FUNC maybe_apply_weighted

maybe_apply_weighted(self, scr: np.ndarray) -> np.ndarray
Apply per-sample weights to the score vector if self.weighted is True. Currently not implemented; the input array is returned unchanged when self.weighted is True. Args:
  • scr: 1-D array of aggregated similarity scores, one entry per candidate sample.
Returns:
  • np.ndarray: The (possibly weighted) score array.

FUNC sample

sample(self, action: Component[S], context: Context, backend: Backend, requirements: list[Requirement] | None) -> SamplingResult[S]
Samples using majority voting. Args:
  • action : The action object to be sampled.
  • context: The context to be passed to the sampling strategy.
  • backend: The backend used for generating samples.
  • requirements: List of requirements to test against (merged with global requirements).
  • validation_ctx: Optional context to use for validation. If None, validation_ctx = ctx.
  • format: output format for structured outputs; ignored for this sampling strategy.
  • model_options: model options to pass to the backend during generation / validation.
  • tool_calls: True if tool calls should be used during this sampling strategy.
  • show_progress: if true, a tqdm progress bar is used. Otherwise, messages will still be sent to flog.
Returns:
  • A result object indicating the success or failure of the sampling process.

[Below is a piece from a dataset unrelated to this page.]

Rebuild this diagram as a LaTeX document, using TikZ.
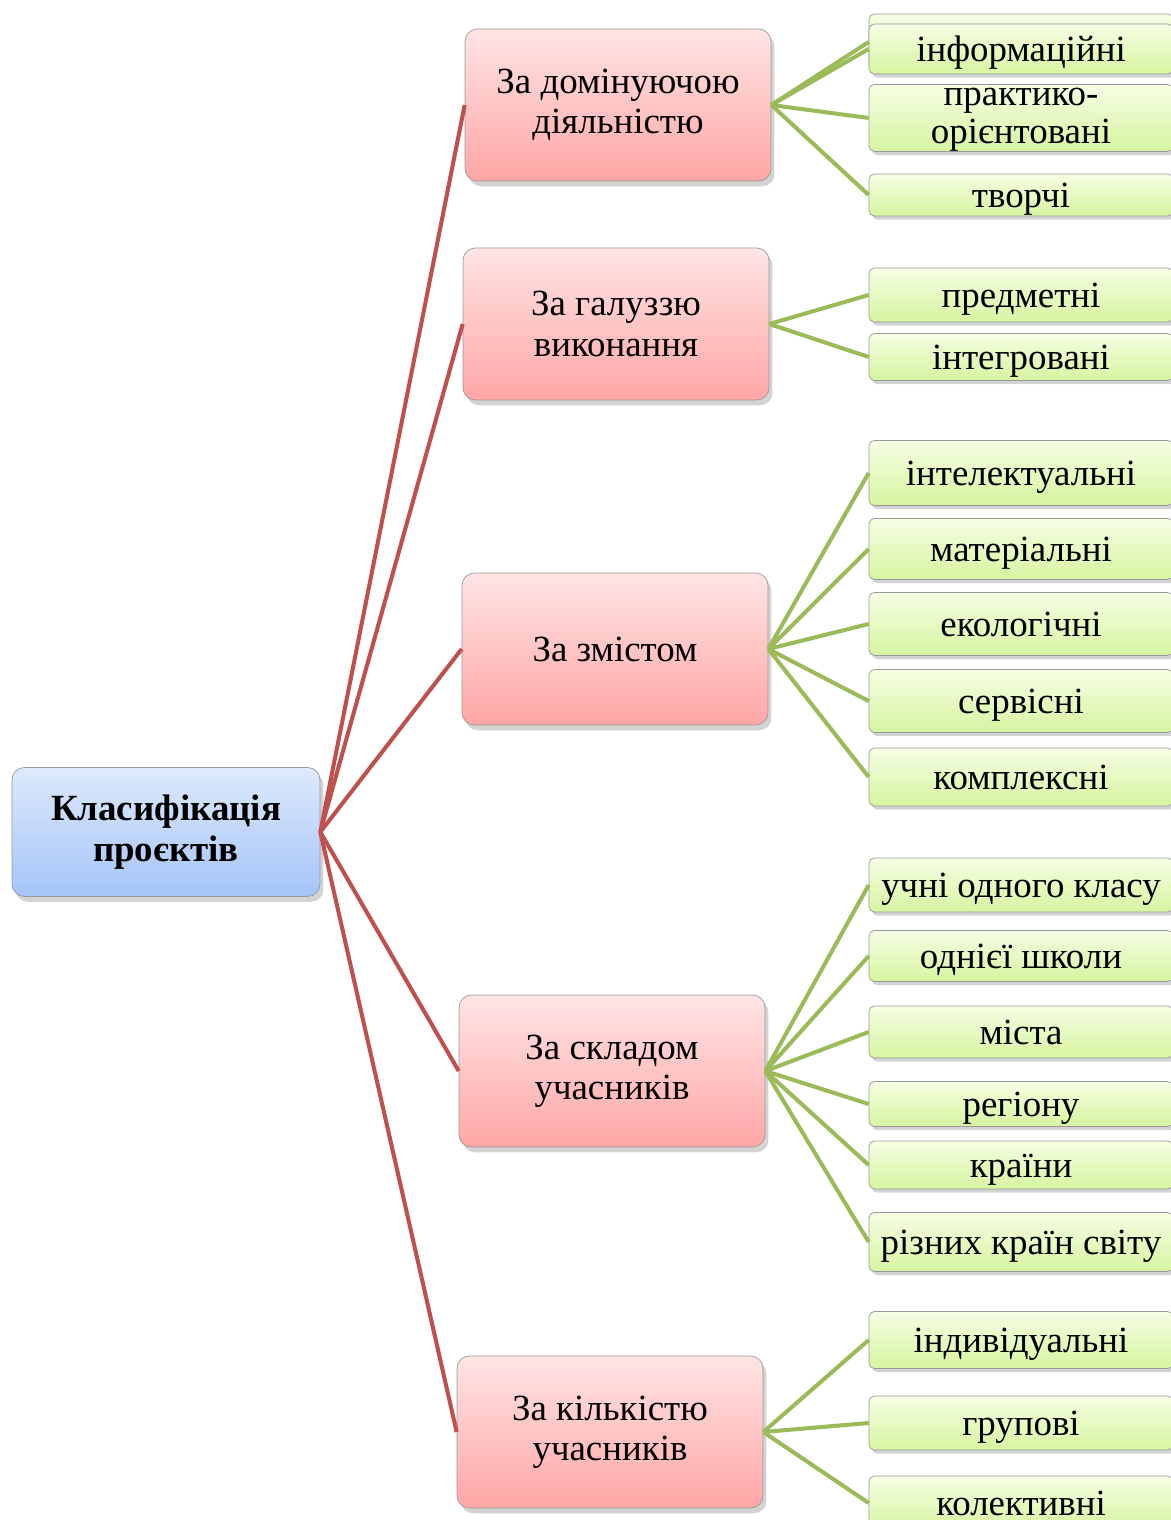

CLASS MajorityVotingStrategyForMath

MajorityVoting Sampling Strategy for Math Expressions. Args:
  • number_of_samples: Number of samples to generate. Defaults to 8.
  • float_rounding: Decimal places for float comparison. Defaults to 6.
  • strict: Enforce strict comparison mode. Defaults to True.
  • allow_set_relation_comp: Allow set-relation comparisons. Defaults to False.
  • weighted: Not yet implemented. Defaults to False.
  • loop_budget: Rejection-sampling loop count. Defaults to 1.
  • requirements: Requirements to validate against.
Attributes:
  • match_types: Extraction target types used for parsing math expressions; always ["latex", "axpr"], computed at init.
  • symmetric: Inherited from BaseMBRDSampling; always True for this strategy (set explicitly at init).
Methods:

FUNC compare_strings

compare_strings(self, ref: str, pred: str) -> float
Compare two strings using math-aware extraction and verification. Parses both strings into mathematical expressions using the configured match_types (latex and/or expr), then verifies equivalence via math_verify.verify. Args:
  • ref: The reference (gold) string containing a math expression.
  • pred: The predicted string to compare against the reference.
Returns:
  • 1.0 if the expressions are considered equivalent,
  • 0.0 otherwise.

CLASS MBRDRougeLStrategy

Sampling Strategy that uses RougeL to compute symbol-level distances for majority voting. Args:
  • number_of_samples: Number of samples to generate. Defaults to 8.
  • weighted: Not yet implemented. Defaults to False.
  • loop_budget: Rejection-sampling loop count. Defaults to 1.
  • requirements: Requirements to validate against.
Attributes:
  • match_types: Rouge metric names used for scoring (["rougeL"]).
  • scorer: Pre-configured RougeScorer instance used for pairwise string comparison.
  • symmetric: Inherited from BaseMBRDSampling; always True for RougeL (the score is symmetric by construction).
Methods:

FUNC compare_strings

compare_strings(self, ref: str, pred: str) -> float
Compare two strings using the RougeL F-measure. Args:
  • ref: The reference string to score against.
  • pred: The predicted string to evaluate.
Returns:
  • RougeL F-measure score in the range [0.0, 1.0].